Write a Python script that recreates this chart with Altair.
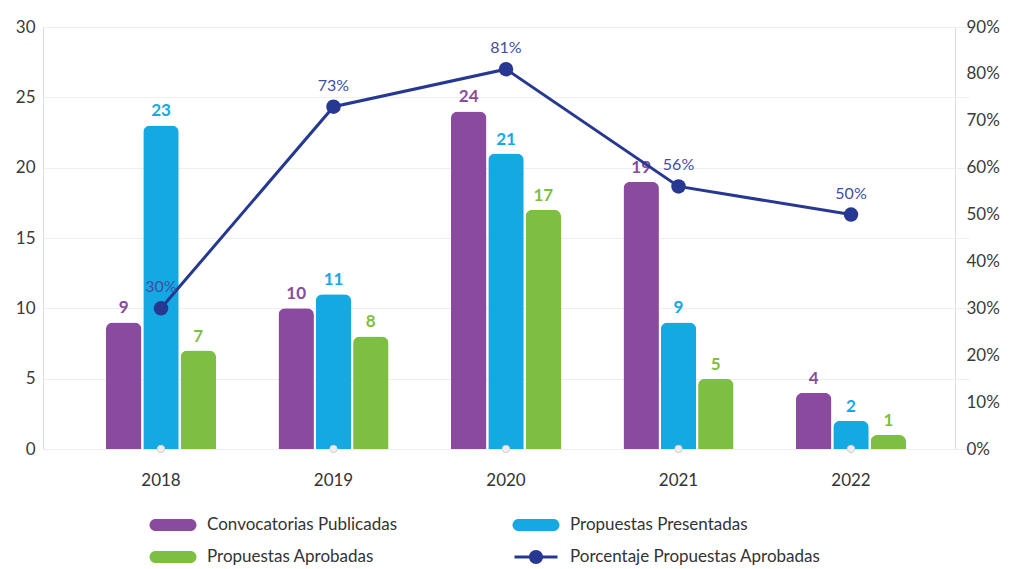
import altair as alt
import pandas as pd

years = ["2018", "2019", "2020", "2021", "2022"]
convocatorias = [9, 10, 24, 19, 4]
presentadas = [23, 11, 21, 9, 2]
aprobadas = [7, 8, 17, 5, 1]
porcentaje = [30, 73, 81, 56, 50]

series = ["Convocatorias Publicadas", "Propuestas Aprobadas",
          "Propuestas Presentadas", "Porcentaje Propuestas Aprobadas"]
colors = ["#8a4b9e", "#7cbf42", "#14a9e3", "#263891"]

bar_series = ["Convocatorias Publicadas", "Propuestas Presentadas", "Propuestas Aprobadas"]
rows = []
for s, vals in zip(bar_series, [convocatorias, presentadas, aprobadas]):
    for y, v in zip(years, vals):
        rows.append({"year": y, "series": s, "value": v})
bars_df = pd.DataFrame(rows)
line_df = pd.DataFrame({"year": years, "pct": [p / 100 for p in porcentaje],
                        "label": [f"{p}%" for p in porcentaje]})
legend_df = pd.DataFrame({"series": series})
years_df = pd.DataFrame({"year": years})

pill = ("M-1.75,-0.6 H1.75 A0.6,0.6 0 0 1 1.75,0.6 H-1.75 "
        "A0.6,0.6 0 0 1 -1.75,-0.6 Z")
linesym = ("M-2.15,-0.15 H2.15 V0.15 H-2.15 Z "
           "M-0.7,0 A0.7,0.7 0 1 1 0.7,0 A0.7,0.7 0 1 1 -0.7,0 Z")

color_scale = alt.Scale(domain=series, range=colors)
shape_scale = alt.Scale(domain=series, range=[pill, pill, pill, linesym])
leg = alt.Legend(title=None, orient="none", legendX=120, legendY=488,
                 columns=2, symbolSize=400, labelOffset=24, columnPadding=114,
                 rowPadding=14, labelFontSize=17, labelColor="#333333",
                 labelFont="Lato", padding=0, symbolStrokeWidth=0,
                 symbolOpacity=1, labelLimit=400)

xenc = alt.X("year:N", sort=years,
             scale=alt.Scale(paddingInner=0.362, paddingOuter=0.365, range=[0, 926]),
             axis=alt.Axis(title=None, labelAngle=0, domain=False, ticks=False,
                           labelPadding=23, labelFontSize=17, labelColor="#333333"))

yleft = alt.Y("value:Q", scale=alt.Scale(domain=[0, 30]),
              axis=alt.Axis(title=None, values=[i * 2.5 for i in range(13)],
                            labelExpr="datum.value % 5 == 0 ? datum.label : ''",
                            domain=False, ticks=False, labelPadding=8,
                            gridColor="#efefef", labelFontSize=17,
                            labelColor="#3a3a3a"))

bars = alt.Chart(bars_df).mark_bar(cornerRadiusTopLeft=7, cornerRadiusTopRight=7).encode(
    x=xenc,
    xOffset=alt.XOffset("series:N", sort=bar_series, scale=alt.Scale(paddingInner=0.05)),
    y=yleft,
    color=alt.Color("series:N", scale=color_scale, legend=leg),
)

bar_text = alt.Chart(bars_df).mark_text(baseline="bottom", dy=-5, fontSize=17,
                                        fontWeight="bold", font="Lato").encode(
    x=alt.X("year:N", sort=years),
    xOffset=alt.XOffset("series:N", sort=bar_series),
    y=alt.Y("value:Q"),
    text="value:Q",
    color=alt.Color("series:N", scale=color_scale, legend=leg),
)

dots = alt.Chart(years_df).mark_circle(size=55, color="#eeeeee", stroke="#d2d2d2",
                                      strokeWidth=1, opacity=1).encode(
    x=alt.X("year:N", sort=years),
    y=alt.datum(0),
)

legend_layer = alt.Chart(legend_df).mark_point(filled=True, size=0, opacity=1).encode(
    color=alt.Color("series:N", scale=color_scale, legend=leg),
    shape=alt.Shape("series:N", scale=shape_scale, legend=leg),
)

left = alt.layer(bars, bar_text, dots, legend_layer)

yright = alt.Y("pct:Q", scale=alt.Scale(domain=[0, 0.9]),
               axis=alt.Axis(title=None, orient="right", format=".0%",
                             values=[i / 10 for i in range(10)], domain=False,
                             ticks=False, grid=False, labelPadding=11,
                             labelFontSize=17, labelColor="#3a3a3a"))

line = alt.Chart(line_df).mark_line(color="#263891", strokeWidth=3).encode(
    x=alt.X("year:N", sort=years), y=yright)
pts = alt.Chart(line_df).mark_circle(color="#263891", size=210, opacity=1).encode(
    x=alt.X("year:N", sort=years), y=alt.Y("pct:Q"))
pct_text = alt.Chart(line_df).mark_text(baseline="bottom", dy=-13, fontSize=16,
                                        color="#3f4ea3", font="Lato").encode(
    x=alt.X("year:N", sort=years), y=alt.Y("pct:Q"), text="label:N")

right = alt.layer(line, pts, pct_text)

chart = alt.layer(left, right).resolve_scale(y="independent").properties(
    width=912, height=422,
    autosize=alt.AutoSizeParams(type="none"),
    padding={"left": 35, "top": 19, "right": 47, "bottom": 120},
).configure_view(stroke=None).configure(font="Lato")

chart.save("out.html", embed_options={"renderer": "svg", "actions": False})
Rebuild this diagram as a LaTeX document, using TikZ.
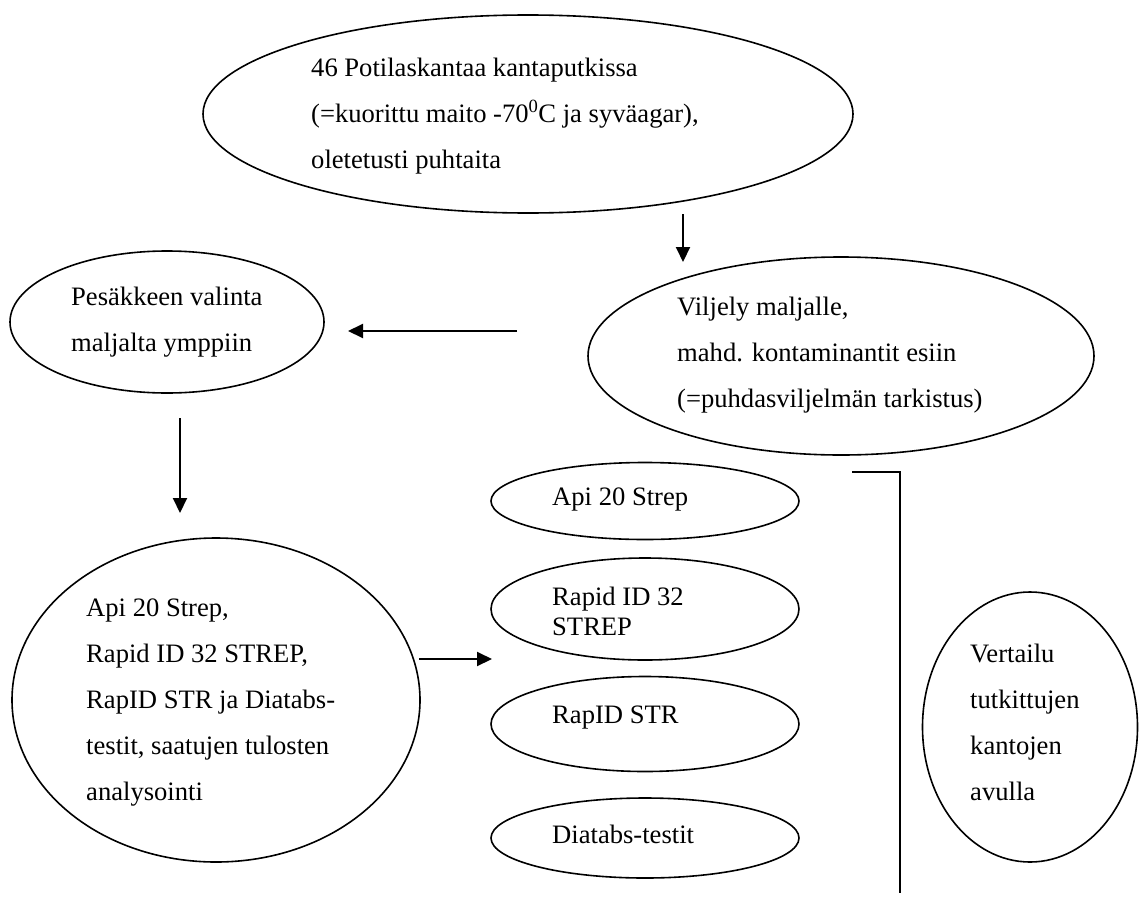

══════

Short task:
Begin at the first line of the material and copy each line exactly through the one containing "porcentaje = [30, 73, 81, 56, 50]". Omit pictures.

Solution for this task:
Write a Python script that recreates this chart with Altair.
import altair as alt
import pandas as pd

years = ["2018", "2019", "2020", "2021", "2022"]
convocatorias = [9, 10, 24, 19, 4]
presentadas = [23, 11, 21, 9, 2]
aprobadas = [7, 8, 17, 5, 1]
porcentaje = [30, 73, 81, 56, 50]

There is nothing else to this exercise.